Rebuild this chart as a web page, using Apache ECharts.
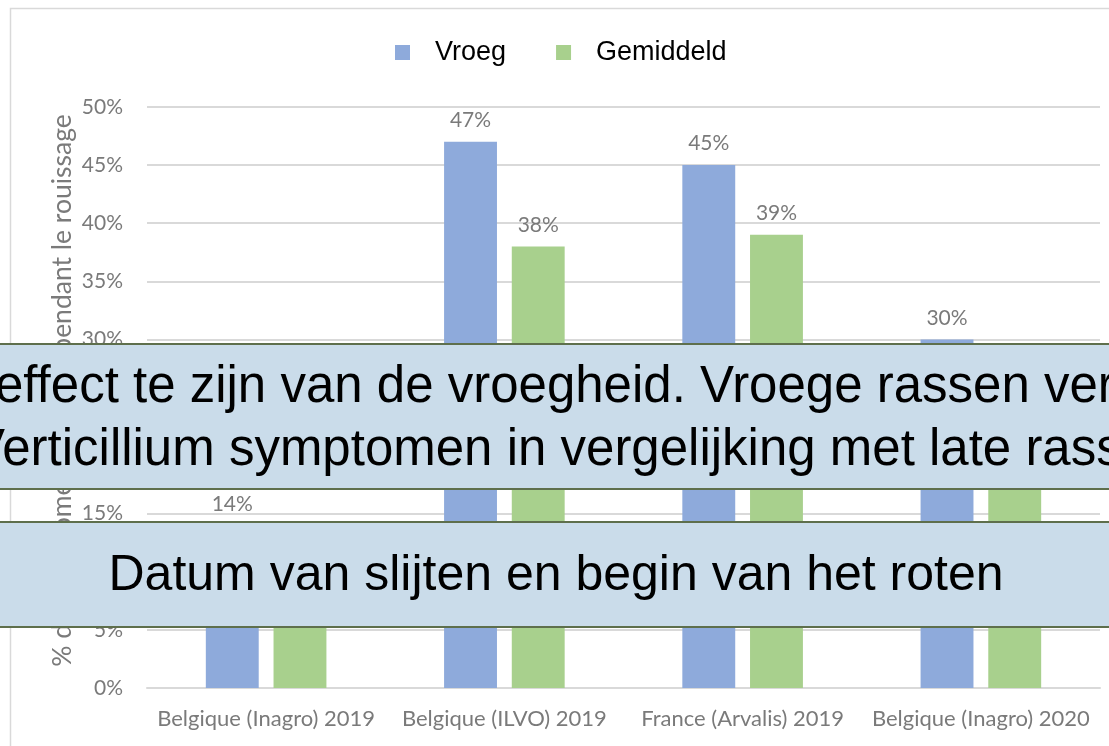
<!DOCTYPE html>
<html>
<head>
<meta charset="utf-8">
<script src="https://cdn.jsdelivr.net/npm/echarts@6/dist/echarts.min.js"></script>
<style>
html,body{margin:0;padding:0;background:#fff;}
#chart{width:1109px;height:746px;}
</style>
</head>
<body>
<div id="chart"></div>
<script>
// ---- data ----
const categories = ['Belgique (Inagro) 2019', 'Belgique (ILVO) 2019', 'France (Arvalis) 2019', 'Belgique (Inagro) 2020'];
const seriesNames = ['Vroeg', 'Gemiddeld'];
const vroeg = [14, 47, 45, 30];
const gemiddeld = [11, 38, 39, 22];
const yMin = 0, yMax = 50, yStep = 5;
const yAxisTitle = '% de symptômes observés pendant le rouissage';
const overlay1Line1 = 'effect te zijn van de vroegheid. Vroege rassen ver';
const overlay1Line2 = 'Verticillium symptomen in vergelijking met late rass';
const overlay2Text = 'Datum van slijten en begin van het roten';

const chart = echarts.init(document.getElementById('chart'), null, {renderer: 'canvas'});
const calibri = 'Lato';
const grey = '#7a7a7a';

const labelCfg = {
  show: true, position: 'top', distance: 11,
  formatter: p => p.value + '%',
  color: grey, fontFamily: calibri, fontSize: 21
};

chart.setOption({
  backgroundColor: '#ffffff',
  animation: false,
  legend: {
    data: seriesNames,
    top: 34, left: 390,
    icon: 'rect', itemWidth: 15, itemHeight: 15, itemGap: 50,
    textStyle: {fontFamily: 'Liberation Sans', fontSize: 27, color: '#000', padding: [0, 0, 0, 20]}
  },
  grid: {left: 147, right: 9, top: 107, bottom: 58, containLabel: false},
  xAxis: {
    type: 'category', data: categories,
    axisTick: {show: false},
    axisLine: {lineStyle: {color: '#d9d9d9', width: 2}},
    axisLabel: {interval: 0, margin: 20, color: grey, fontFamily: calibri, fontSize: 22}
  },
  yAxis: {
    type: 'value', min: yMin, max: yMax, interval: yStep,
    name: yAxisTitle, nameLocation: 'middle', nameGap: 71, nameRotate: 90,
    nameMoveOverlap: false,
    nameTextStyle: {color: grey, fontFamily: calibri, fontSize: 26.5, padding: [0, 0, 0, 14]},
    axisLine: {show: false}, axisTick: {show: false},
    axisLabel: {formatter: '{value}%', margin: 24, color: grey, fontFamily: calibri, fontSize: 21},
    splitLine: {lineStyle: {color: '#d9d9d9', width: 2}}
  },
  series: [
    {name: seriesNames[0], type: 'bar', data: vroeg, barWidth: '22.2%', barGap: '28%',
     itemStyle: {color: '#8eaadb'}, label: labelCfg},
    {name: seriesNames[1], type: 'bar', data: gemiddeld, barWidth: '22.2%',
     itemStyle: {color: '#a8d08d'}, label: labelCfg}
  ],
  graphic: [
    {type: 'rect', z: 0, silent: true, shape: {x: 10.5, y: 8.5, width: 1200, height: 800},
     style: {fill: 'none', stroke: '#d9d9d9', lineWidth: 1.5}},
    {type: 'rect', z: 100, shape: {x: -5, y: 344, width: 1125, height: 145},
     style: {fill: '#cadcea', stroke: '#5e6f4c', lineWidth: 2}},
    {type: 'text', z: 101, x: -5, y: 388,
     style: {text: overlay1Line1, fontFamily: 'Liberation Sans', fontSize: 51, fill: '#000', align: 'left', verticalAlign: 'middle'}},
    {type: 'text', z: 101, x: -29, y: 451,
     style: {text: overlay1Line2, fontFamily: 'Liberation Sans', fontSize: 51, fill: '#000', align: 'left', verticalAlign: 'middle'}},
    {type: 'rect', z: 100, shape: {x: -5, y: 522, width: 1125, height: 105},
     style: {fill: '#cadcea', stroke: '#5e6f4c', lineWidth: 2}},
    {type: 'text', z: 101, x: 556, y: 576,
     style: {text: overlay2Text, fontFamily: 'Liberation Sans', fontSize: 50, fill: '#000', align: 'center', verticalAlign: 'middle'}}
  ]
});
</script>
</body>
</html>
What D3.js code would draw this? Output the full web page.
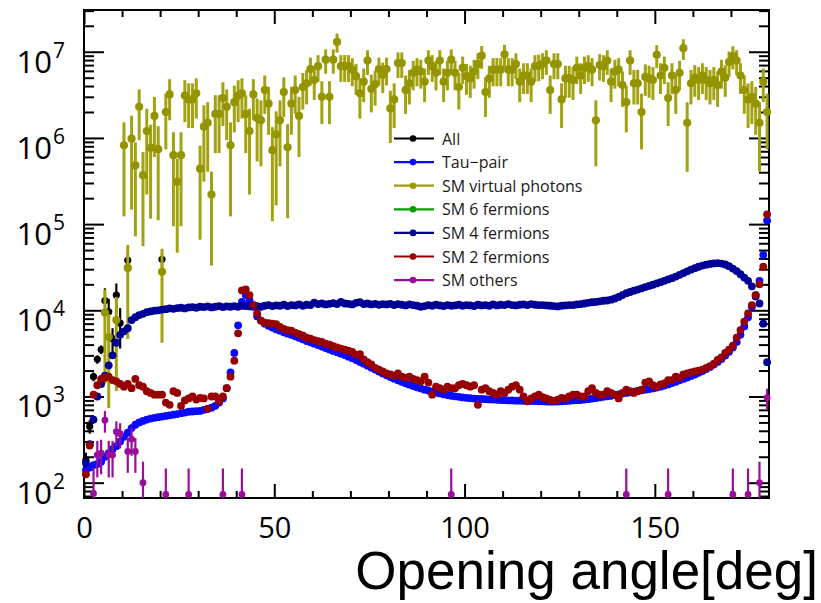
§
Copy out the lines that hold "page".

Rebuild this chart as a web page, using Apache ECharts.
What D3.js code would draw this? Output the full web page.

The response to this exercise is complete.